I was working in my shop this past weekend using this mortising base kit I picked up at Eagle America to make centered mortises in a project I’m working on. It’s fitted out with two roller bearings that ride along the side of the piece allowing a gliding action over the surface of the wood.
Sure, there are lots of plans out there to build a base like this, but for $19, well, I couldn’t pass that one up!
First, I had to drill the base plate to fit the base of my DeWalt router. Proper alignment is essential so the base is perfectly centered over the collet. Believe me, if you don’t get the base perfectly aligned, it’s not going to work as advertised. You may want to use a centering pin to ensure proper alignment.

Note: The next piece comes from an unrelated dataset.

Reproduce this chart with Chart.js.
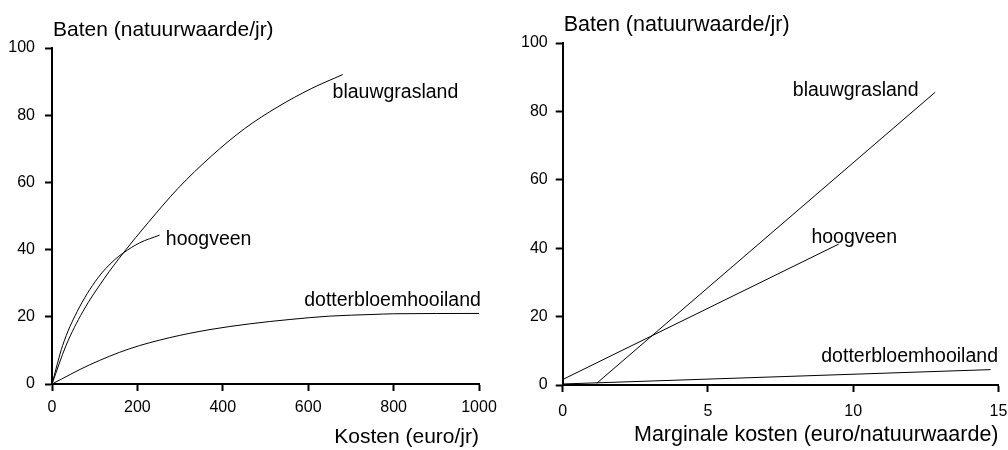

The next step is to mark out the limits of the mortise you want to cut. Since the mortise will be centered on the piece, marking the left and right sides of the mortise isn’t critical – the length, however, is.

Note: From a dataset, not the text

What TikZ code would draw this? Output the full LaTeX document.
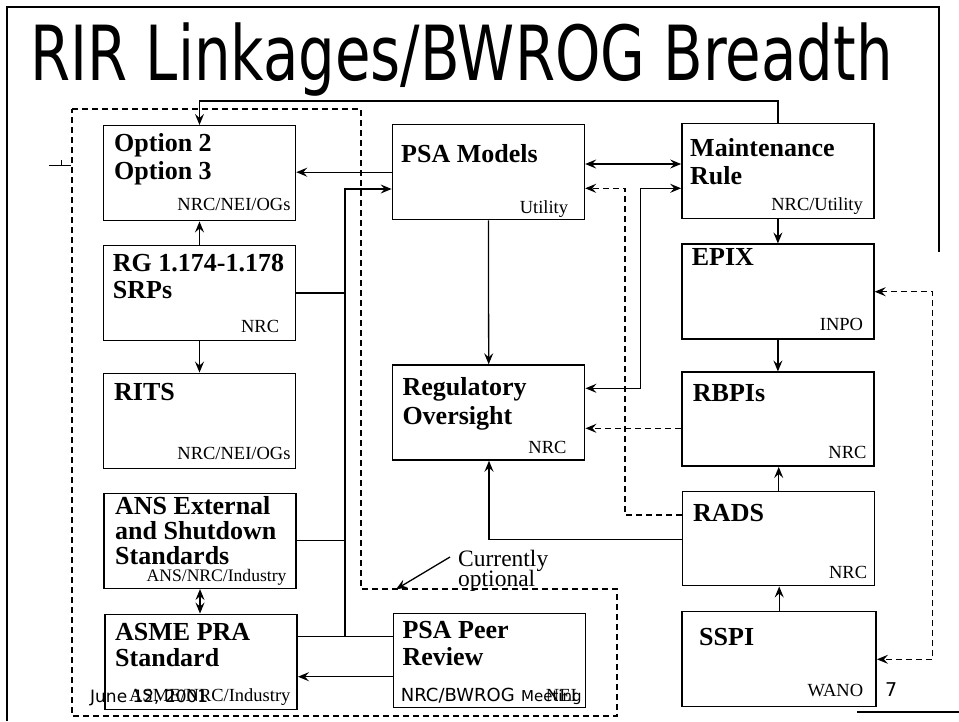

I put a 3/8″ up-spiral into the collet and set the router up on the workpiece. I set the depth of the bit at 9/16″ – allowing space for a 1/2″ deep mortise with 1/16″ space at the bottom of the joint to serve as a glue reservoir. When I rotated the base on the workpiece, the bearings made contact with the sides of the piece, ensuring the base is aligned with the work and the bit will land dead center.

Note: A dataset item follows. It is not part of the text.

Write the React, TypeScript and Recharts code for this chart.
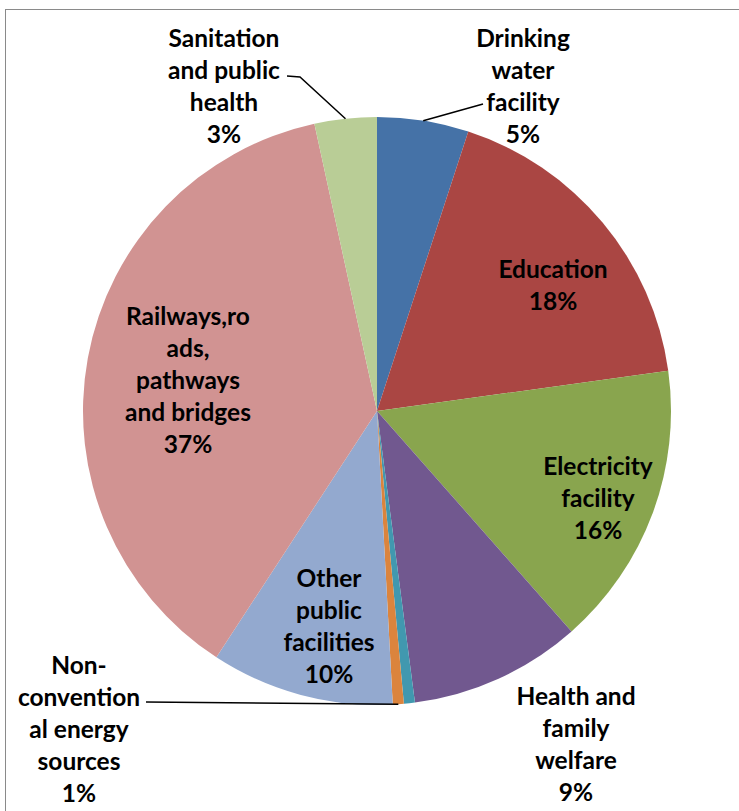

Next up, I started cutting the mortise. Rather than try making the mortise pass by pass, I started by plunging the bit to its full depth at both ends of the mortise. This established the start and end limits. Then I made a series of full-depth plunges the length of the mortise to remove the majority of the waste.
Finally, I ran the router bit from end to end in the mortise to clean up the areas I had missed during the plunging action. Since there was very little to remove, I could plunge right to full depth and run the length of the mortise to get a clean mortise ready for a tenon.